- [Data provided]:
- - - - -
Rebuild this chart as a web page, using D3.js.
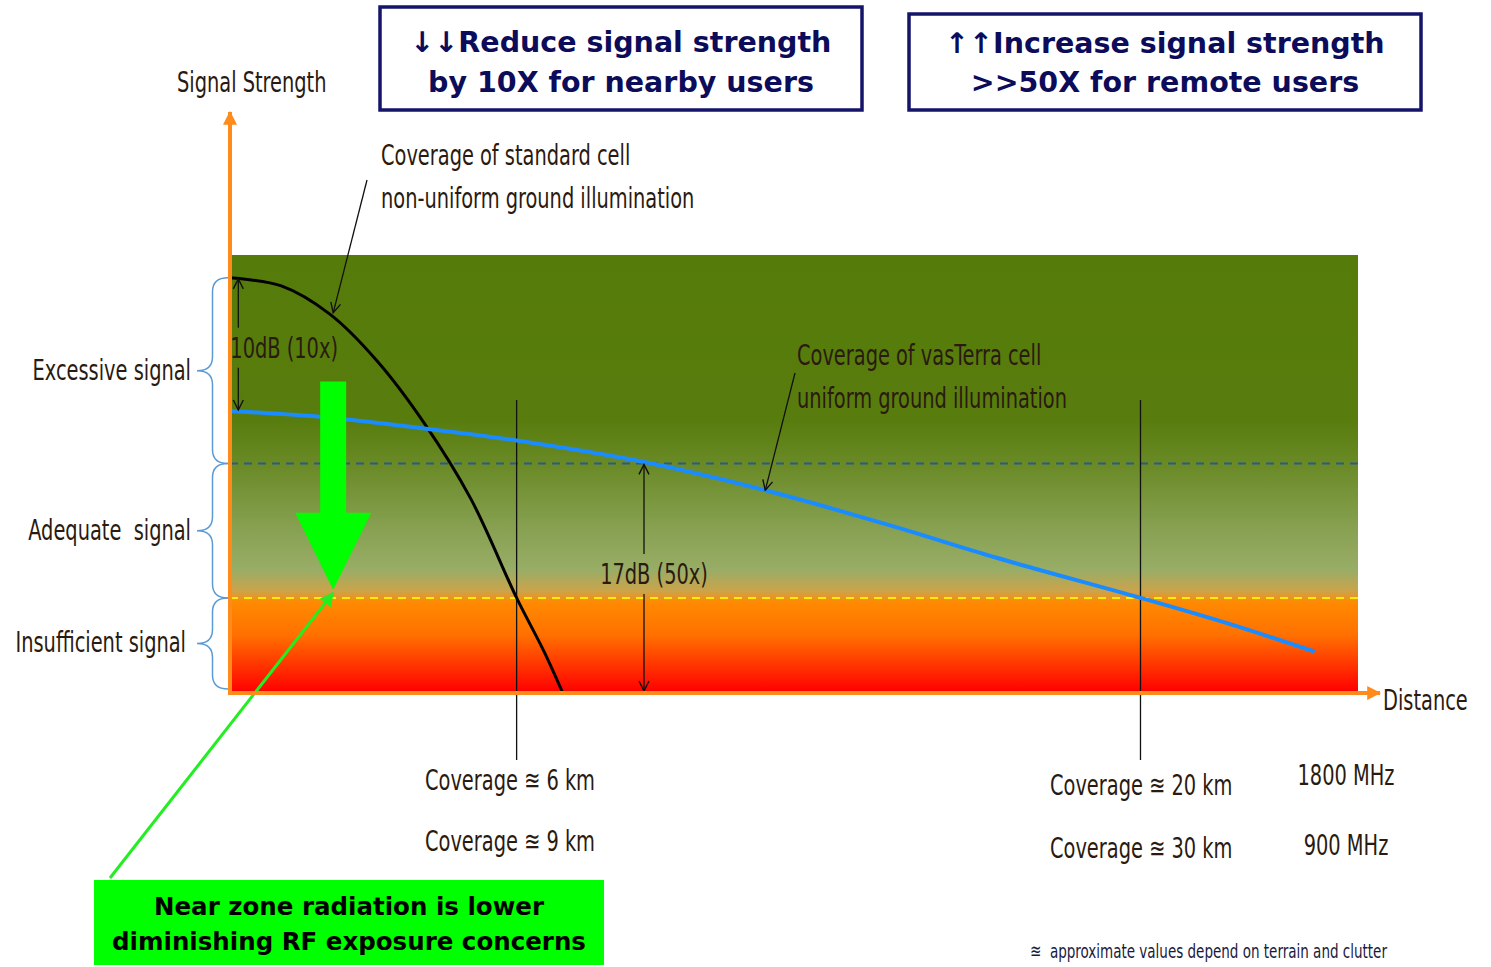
<!DOCTYPE html>
<html>
<head>
<meta charset="utf-8">
<script src="https://cdn.jsdelivr.net/npm/d3@7"></script>
<style>
  body { margin: 0; background: #fff; }
  svg { display: block; }
  text { white-space: pre; }
</style>
</head>
<body>
<div id="chart"></div>
<script>
// signal levels in dB above the "no service" floor, distance in km
const standardKm = [0, 1, 2, 3, 4, 5, 6, 6.6, 7];
const standardDb = [30.8, 30.2, 28.1, 24.6, 20.0, 14.4, 7.0, 3.0, 0];
const vasterraKm = [0, 2, 4, 6, 8.8, 11.5, 14.4, 16.7, 20, 22, 24];
const vasterraDb = [20.9, 20.4, 19.6, 18.7, 17.1, 15.0, 12.3, 10.0, 7.0, 5.1, 3.0];

const levelNames = ["Insufficient signal", "Adequate  signal", "Excessive signal"];
const levelLow = [0, 7, 17];
const levelHigh = [7, 17, 30.8];

const markerKm = [6, 20];
const cover1800 = ["6 km", "20 km"];
const cover900 = ["9 km", "30 km"];
const bandNames = ["1800 MHz", "900 MHz"];

const gapLabels = ["10dB (10x)", "17dB (50x)"];
const gapKm = [0.15, 8.8];
const gapFrom = [20.9, 0];
const gapTo = [30.8, 17];

const W = 1491, H = 967;
const narrow = "'Liberation Sans Narrow', 'DejaVu Sans Condensed', 'DejaVu Sans', sans-serif";
const comic = "'DejaVu Sans', sans-serif";
const squeeze = 0.77;

const x = d3.scalePow().exponent(0.96).domain([0, 25]).range([230, 1358]);
const y = d3.scaleLinear().domain([0, 32.5]).range([692, 255]);

const svg = d3.select("#chart").append("svg")
    .attr("width", W)
    .attr("height", H);

const defs = svg.append("defs");

const grad = defs.append("linearGradient")
    .attr("id", "bg")
    .attr("gradientUnits", "userSpaceOnUse")
    .attr("x1", 0).attr("x2", 0)
    .attr("y1", y(32.5)).attr("y2", y(0));
[["0%", "#557b0a"], ["38%", "#587d0e"], ["48%", "#6a8a26"], ["62%", "#86a050"],
 ["72%", "#98ad66"], ["77%", "#cda34a"], ["79.5%", "#ff8a00"], ["87%", "#ff7000"],
 ["100%", "#ff0000"]].forEach(function(s){
    grad.append("stop").attr("offset", s[0]).attr("stop-color", s[1]);
});

function marker(id, color, open){
    const m = defs.append("marker")
        .attr("id", id)
        .attr("viewBox", "0 0 12 12")
        .attr("refX", 11).attr("refY", 6)
        .attr("markerWidth", open ? 12 : 14)
        .attr("markerHeight", open ? 12 : 14)
        .attr("markerUnits", "userSpaceOnUse")
        .attr("orient", "auto-start-reverse");
    if(open){
        m.append("path").attr("d", "M1,1 L11,6 L1,11")
            .attr("fill", "none").attr("stroke", color).attr("stroke-width", 1.4);
    }else{
        m.append("path").attr("d", "M0,0 L12,6 L0,12 Z").attr("fill", color);
    }
}
marker("arrOpen", "#111", true);
marker("arrOrange", "#ff8c1a", false);
marker("arrGreen", "#22ee22", false);

// condensed text: the reference font is narrow, so squeeze horizontally
function label(tx, ty, str, size, anchor, color){
    return svg.append("text")
        .attr("transform", "translate(" + tx + "," + ty + ") scale(" + squeeze + ",1)")
        .attr("text-anchor", anchor || "start")
        .attr("font-family", narrow)
        .attr("font-size", size || 28)
        .attr("fill", color || "#2a1a10")
        .text(str);
}

/* ------- BACKGROUND BANDS ------- */
svg.append("rect")
    .attr("x", x(0)).attr("y", y(32.5))
    .attr("width", x(25) - x(0))
    .attr("height", y(0) - y(32.5))
    .attr("fill", "url(#bg)");

// threshold lines
svg.append("line")
    .attr("x1", x(0)).attr("x2", x(25))
    .attr("y1", y(levelLow[2])).attr("y2", y(levelLow[2]))
    .attr("stroke", "#2a5a8c").attr("stroke-width", 2)
    .attr("stroke-dasharray", "8,6");
svg.append("line")
    .attr("x1", x(0)).attr("x2", x(25))
    .attr("y1", y(levelLow[1])).attr("y2", y(levelLow[1]))
    .attr("stroke", "#ffee00").attr("stroke-width", 2)
    .attr("stroke-dasharray", "8,6");

/* ------- COVERAGE MARKERS ------- */
svg.selectAll("line.marker").data(markerKm).enter()
    .append("line")
    .attr("class", "marker")
    .attr("x1", d => x(d)).attr("x2", d => x(d))
    .attr("y1", 400).attr("y2", 760)
    .attr("stroke", "#111").attr("stroke-width", 1.3);

/* ------- CURVES ------- */
const line = d3.line()
    .x(d => x(d[0]))
    .y(d => y(d[1]))
    .curve(d3.curveCatmullRom);

svg.append("path")
    .datum(d3.zip(standardKm, standardDb))
    .attr("d", line)
    .attr("fill", "none")
    .attr("stroke", "#000")
    .attr("stroke-width", 3);

svg.append("path")
    .datum(d3.zip(vasterraKm, vasterraDb))
    .attr("d", line)
    .attr("fill", "none")
    .attr("stroke", "#1a8cff")
    .attr("stroke-width", 4);

/* ------- DB GAP ARROWS ------- */
gapLabels.forEach(function(lbl, i){
    const gx = x(gapKm[i]);
    const top = y(gapTo[i]), bot = y(gapFrom[i]);
    const ty = i === 0 ? top + 80 : bot - 108;
    svg.append("line")
        .attr("x1", gx).attr("x2", gx)
        .attr("y1", ty - 30).attr("y2", top + 1)
        .attr("stroke", "#111").attr("stroke-width", 1.3)
        .attr("marker-end", "url(#arrOpen)");
    svg.append("line")
        .attr("x1", gx).attr("x2", gx)
        .attr("y1", ty + 10).attr("y2", bot - 1)
        .attr("stroke", "#111").attr("stroke-width", 1.3)
        .attr("marker-end", "url(#arrOpen)");
    label(i === 0 ? gx - 8 : gx + 10, ty, lbl, 28, i === 0 ? "start" : "middle");
});

/* ------- BIG GREEN ARROW ------- */
const gKm = 2.07, gFrom = 23.1, gTo = 7.6;
const gx = x(gKm), gy0 = y(gFrom), gy1 = y(gTo);
svg.append("path")
    .attr("d", "M" + (gx - 13) + "," + gy0 + " L" + (gx + 13) + "," + gy0 +
               " L" + (gx + 13) + "," + (gy1 - 77) + " L" + (gx + 38) + "," + (gy1 - 77) +
               " L" + gx + "," + gy1 + " L" + (gx - 38) + "," + (gy1 - 77) +
               " L" + (gx - 13) + "," + (gy1 - 77) + " Z")
    .attr("fill", "#00ff00");

svg.append("line")
    .attr("x1", 110).attr("y1", 878)
    .attr("x2", gx).attr("y2", gy1 + 3)
    .attr("stroke", "#22ee22").attr("stroke-width", 3)
    .attr("marker-end", "url(#arrGreen)");

/* ------- AXES ------- */
svg.append("line")
    .attr("x1", x(0)).attr("x2", x(0))
    .attr("y1", y(0) + 2).attr("y2", 112)
    .attr("stroke", "#ff8c1a").attr("stroke-width", 4)
    .attr("marker-end", "url(#arrOrange)");
svg.append("line")
    .attr("x1", x(0) - 2).attr("x2", 1380)
    .attr("y1", y(0) + 1).attr("y2", y(0) + 1)
    .attr("stroke", "#ff8c1a").attr("stroke-width", 4)
    .attr("marker-end", "url(#arrOrange)");

label(177, 92, "Signal Strength", 28);
label(1383, 710, "Distance", 28);

/* ------- LEVEL BRACES ------- */
function brace(x0, y1, y2, w){
    const ym = (y1 + y2) / 2, r = 14, xb = x0 - w / 2;
    return "M" + x0 + "," + y1 +
        " Q" + xb + "," + y1 + " " + xb + "," + (y1 + r) +
        " L" + xb + "," + (ym - r) +
        " Q" + xb + "," + ym + " " + (x0 - w) + "," + ym +
        " Q" + xb + "," + ym + " " + xb + "," + (ym + r) +
        " L" + xb + "," + (y2 - r) +
        " Q" + xb + "," + y2 + " " + x0 + "," + y2;
}
levelNames.forEach(function(name, i){
    const y1 = y(levelHigh[i]), y2 = y(levelLow[i]) - (i === 0 ? 3 : 0);
    svg.append("path")
        .attr("d", brace(228, y1, y2, 31))
        .attr("fill", "none")
        .attr("stroke", "#5b9bd5")
        .attr("stroke-width", 1.5);
    label(i === 0 ? 186 : 191, (y1 + y2) / 2 + 9, name, 28, "end");
});

/* ------- CURVE CALLOUTS ------- */
function callout(tx, ty, lines, fromX, fromY, km, db){
    lines.forEach(function(l, i){
        label(tx, ty + i * 43, l, 28);
    });
    svg.append("line")
        .attr("x1", fromX).attr("y1", fromY)
        .attr("x2", x(km)).attr("y2", y(db))
        .attr("stroke", "#111").attr("stroke-width", 1.3)
        .attr("marker-end", "url(#arrOpen)");
}
callout(381, 165, ["Coverage of standard cell", "non-uniform ground illumination"], 367, 180, 2.07, 28.2);
callout(797, 365, ["Coverage of vasTerra cell", "uniform ground illumination"], 795, 373, 11.5, 15.0);

/* ------- COVERAGE LABELS ------- */
const covX = [425, 1050];
markerKm.forEach(function(k, i){
    label(covX[i], 790 + i * 5, "Coverage \u224A " + cover1800[i], 28);
    label(covX[i], 851 + i * 7, "Coverage \u224A " + cover900[i], 28);
});
bandNames.forEach(function(b, i){
    label(1346, 785 + i * 70, b, 28, "middle");
});

label(1030, 958, "\u224A  approximate values depend on terrain and clutter", 19.5, "start", "#1a1a40");

/* ------- MESSAGE BOXES ------- */
function box(bx, by, bw, bh, lines, size, first, gap, fill, stroke, color){
    svg.append("rect")
        .attr("x", bx).attr("y", by).attr("width", bw).attr("height", bh)
        .attr("fill", fill)
        .attr("stroke", stroke).attr("stroke-width", stroke === "none" ? 0 : 3.5);
    const t = svg.append("text")
        .attr("text-anchor", "middle")
        .attr("font-family", comic).attr("font-weight", "bold")
        .attr("font-size", size)
        .attr("fill", color);
    lines.forEach(function(l, i){
        t.append("tspan").attr("x", bx + bw / 2)
            .attr("y", by + first + i * gap).text(l);
    });
}
box(380, 7, 482, 103, ["\u2193\u2193Reduce signal strength", "by 10X for nearby users"], 28.5, 45, 40, "#fff", "#14146b", "#0c0c5a");
box(909, 14, 512, 96, ["\u2191\u2191Increase signal strength", ">>50X for remote users"], 28.5, 39, 39, "#fff", "#14146b", "#0c0c5a");
box(94, 880, 510, 85, ["Near zone radiation is lower", "diminishing RF exposure concerns"], 24.5, 35, 35, "#00ff00", "none", "#000");
</script>
</body>
</html>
- - - - -
- [Exercise directions]: Give again, word for word, every line from the top of the data above to the line holding "const levelHigh = [7, 17, 30.8];", inclusive, with the pictures left out.

- [Written solution]:
Rebuild this chart as a web page, using D3.js.
<!DOCTYPE html>
<html>
<head>
<meta charset="utf-8">
<script src="https://cdn.jsdelivr.net/npm/d3@7"></script>
<style>
  body { margin: 0; background: #fff; }
  svg { display: block; }
  text { white-space: pre; }
</style>
</head>
<body>
<div id="chart"></div>
<script>
// signal levels in dB above the "no service" floor, distance in km
const standardKm = [0, 1, 2, 3, 4, 5, 6, 6.6, 7];
const standardDb = [30.8, 30.2, 28.1, 24.6, 20.0, 14.4, 7.0, 3.0, 0];
const vasterraKm = [0, 2, 4, 6, 8.8, 11.5, 14.4, 16.7, 20, 22, 24];
const vasterraDb = [20.9, 20.4, 19.6, 18.7, 17.1, 15.0, 12.3, 10.0, 7.0, 5.1, 3.0];

const levelNames = ["Insufficient signal", "Adequate  signal", "Excessive signal"];
const levelLow = [0, 7, 17];
const levelHigh = [7, 17, 30.8];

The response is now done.